In other words, the evidence at trial in Carter revealed that Rodriguez was decided on a mistaken presumption about the effect of legislation. At the time of Rodriguez, an absolute prohibition was presumed to be the most efficacious legislative option for preventing premature wrongful deaths. We now know that Rodriguez was wrongly decided; and that the majority decision sustains unnecessary suffering and promoted hastened death. It’s not quite a flat earth scenario, but it is a factual error with significant deleterious effects on life and security of the person.
Although Newbury, JA, agrees that the prohibition is “cruel”, and supports the creation of an exception to the law (para.333), she also discourages future challenges to obsolete laws by reversing the costs order (para.342), taking an eisegetical view of what was decided (paras.281 and 315) and when overbreadth and disproportionality were developed (para.312), directs that analyses of whether s.7 cases are binding should not look too closely at normative standards but “evaluate broadly the rationality and normative balance” (para.289), and expresses concern over potential reconsideration of cases prior to 2003 that did not address disproportionality (para.316).
The judiciary, no less than other public institutions, would lose respect if all of its failings were catalogued and publicized. It serves the administration of justice well to provide trial judges with a path to a different and just result that does not call out the errors of a higher court unless it is somehow necessary to do so; obsequious tracking adjudicative facts in Charter cases is unnecessary.
At the same time, it serves the administration of justice poorly for trial judges or divisions of Courts of Appeal to perpetuate errors and injustice. Challenges to outdated cases that rest on false presumptions of fact should be welcomed by the judiciary.
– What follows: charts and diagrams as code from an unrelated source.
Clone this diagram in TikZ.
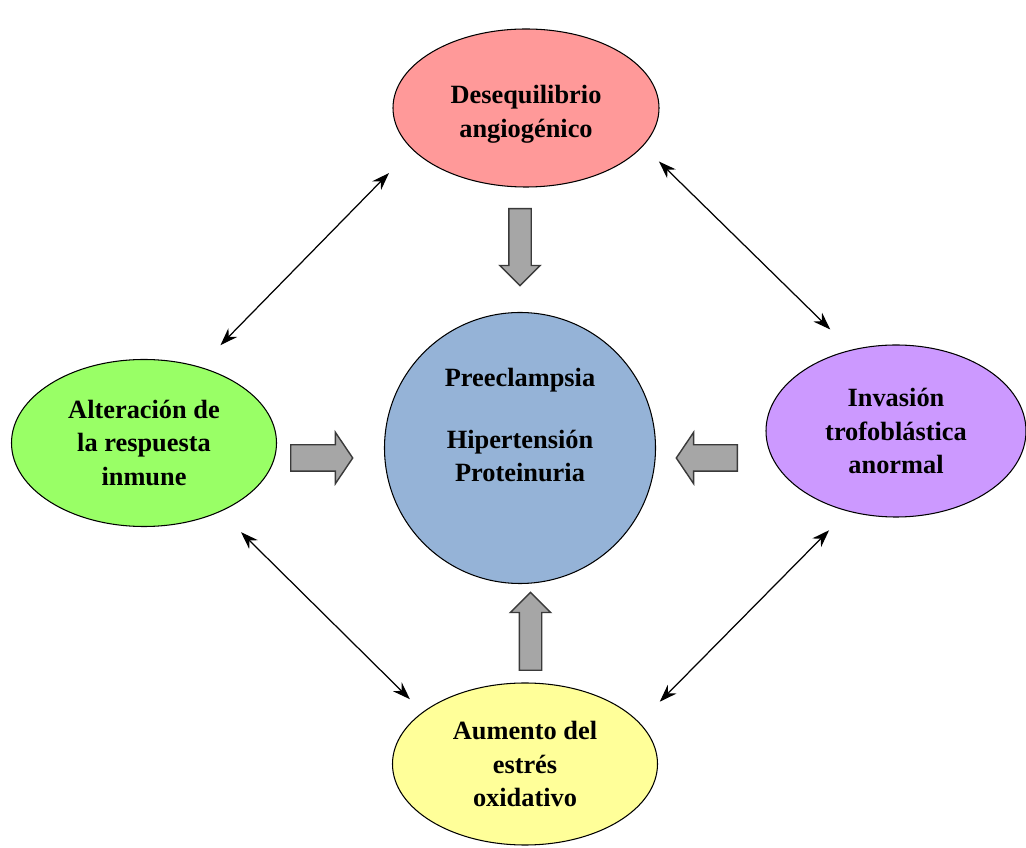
\documentclass[tikz,border=0pt]{standalone}
\usepackage{fontspec}
\setmainfont{Liberation Serif}
\usetikzlibrary{shapes.geometric,shapes.arrows,arrows.meta}

\definecolor{rosefill}{HTML}{FF9999}
\definecolor{bluefill}{HTML}{95B3D7}
\definecolor{greenfill}{HTML}{99FF66}
\definecolor{lilacfill}{HTML}{CC99FF}
\definecolor{yellowfill}{HTML}{FFFF99}
\definecolor{arrowgray}{HTML}{A6A6A6}
\definecolor{arrowedge}{HTML}{3A3A3A}

\begin{document}
\begin{tikzpicture}[
    factor/.style={draw, ellipse, line width=0.6pt, inner sep=0pt, align=center,
        font=\bfseries\fontsize{15}{19}\selectfont},
    link/.style={line width=0.7pt, {Stealth[length=10pt,width=7pt]}-{Stealth[length=10pt,width=7pt]}},
    vblock/.style={draw=arrowedge, fill=arrowgray, line width=0.8pt, single arrow, inner xsep=0pt,
        inner ysep=0.21cm, single arrow head extend=0.18cm, single arrow tip angle=90},
    hblock/.style={draw=arrowedge, fill=arrowgray, line width=0.8pt, single arrow, inner xsep=0pt,
        inner ysep=0.25cm, single arrow head extend=0.25cm, single arrow tip angle=112}
    ]
        \useasboundingbox (0,0) rectangle (20.52,16.94);

        % Centre
        \node[factor, circle, fill=bluefill, minimum size=5.42cm] (preeclampsia) at (10.40,7.98)
            {Preeclampsia\\[16pt]Hipertensión\\Proteinuria\\[7pt]\mbox{}};

        % Factors
        \node[factor, fill=rosefill, minimum width=5.32cm, minimum height=3.16cm] (angio) at (10.52,14.78)
            {\mbox{}\\[-1.5pt]Desequilibrio\\angiogénico};
        \node[factor, fill=greenfill, minimum width=5.30cm, minimum height=3.34cm] (inmune) at (2.88,8.08)
            {Alteración de\\la respuesta\\inmune};
        \node[factor, fill=lilacfill, minimum width=5.20cm, minimum height=3.44cm] (invasion) at (17.92,8.32)
            {Invasión\\trofoblástica\\anormal};
        \node[factor, fill=yellowfill, minimum width=5.30cm, minimum height=3.24cm] (oxidativo) at (10.50,1.66)
            {Aumento del\\estrés\\oxidativo};

        % Block arrows into the centre
        \node[vblock, rotate=-90, minimum height=1.54cm, anchor=tail] (fromangio) at (10.40,12.78) {};
        \node[vblock, rotate=90, minimum height=1.56cm, anchor=tail] (fromoxidativo) at (10.61,3.52) {};
        \node[hblock, minimum height=1.24cm, anchor=tail] (frominmune) at (5.80,7.78) {};
        \node[hblock, rotate=180, minimum height=1.22cm, anchor=tail] (frominvasion) at (14.76,7.78) {};

        % Links between factors
        \draw[link, shorten <=0.66cm, shorten >=0.60cm] (angio.200) -- (inmune.54);
        \draw[link, shorten <=0.44cm, shorten >=0.58cm] (angio.342) -- (invasion.119);
        \draw[link, shorten <=0.58cm, shorten >=0.36cm] (inmune.318) -- (oxidativo.153);
        \draw[link, shorten <=0.53cm, shorten >=0.58cm] (invasion.239) -- (oxidativo.20);
    \end{tikzpicture}
\end{document}
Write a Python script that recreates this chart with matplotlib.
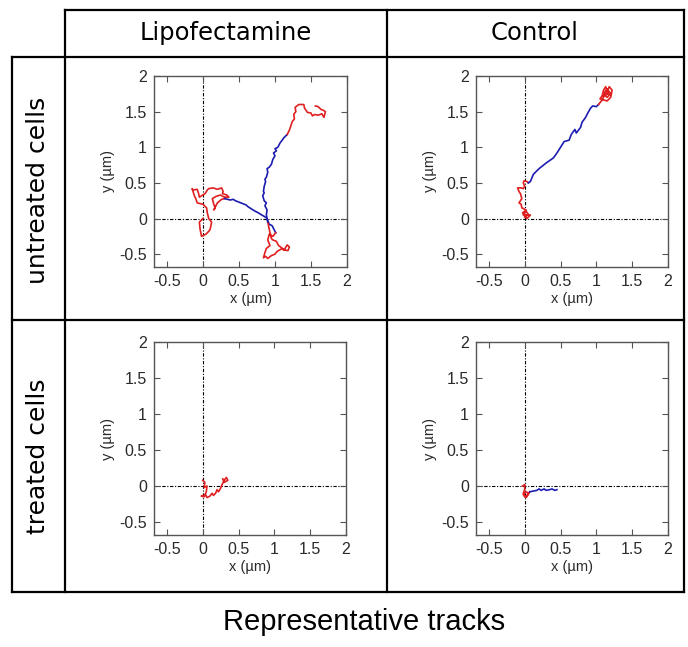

A doctrine of stare decisis that renders moot the trial and first level of appeal is likely to discourage meritorious cases and is likely to project a merciless and inflexible institutional persona. Inflexibility at the trial level will become an institutional eyesore and irritant especially in fast-developing areas of technology with constitutional implications for privacy, liberty and expressive freedom.
It is important to differentiate between changes in empirically validated legislative facts and ephemeral changes in social attitudes or popular opinion; the law should not sail on the winds of change. As the Ontario Court of Appeal said in Bedford, constitutional law does not want to be a garden of annuals; but pruning the living tree every twenty years is not asking for much. The law needs to adapt, as here, when the accretion of empirical understanding displaces theosophical presumptions. Once the earth is known to be round, trial judges should not be bound by flat-earth laws.
The restrictive approach to stare decisis adopted by the BC Court of Appeal embraces a counterproductive level of stability. A solution is for the Supreme Court of Canada to define the judicial hierarchy to allow for innovation at the trial level without overt or destabilizing confrontation of the decisions of higher courts while preserving appeal courts’ corrective powers and power to stay orders pending appeal.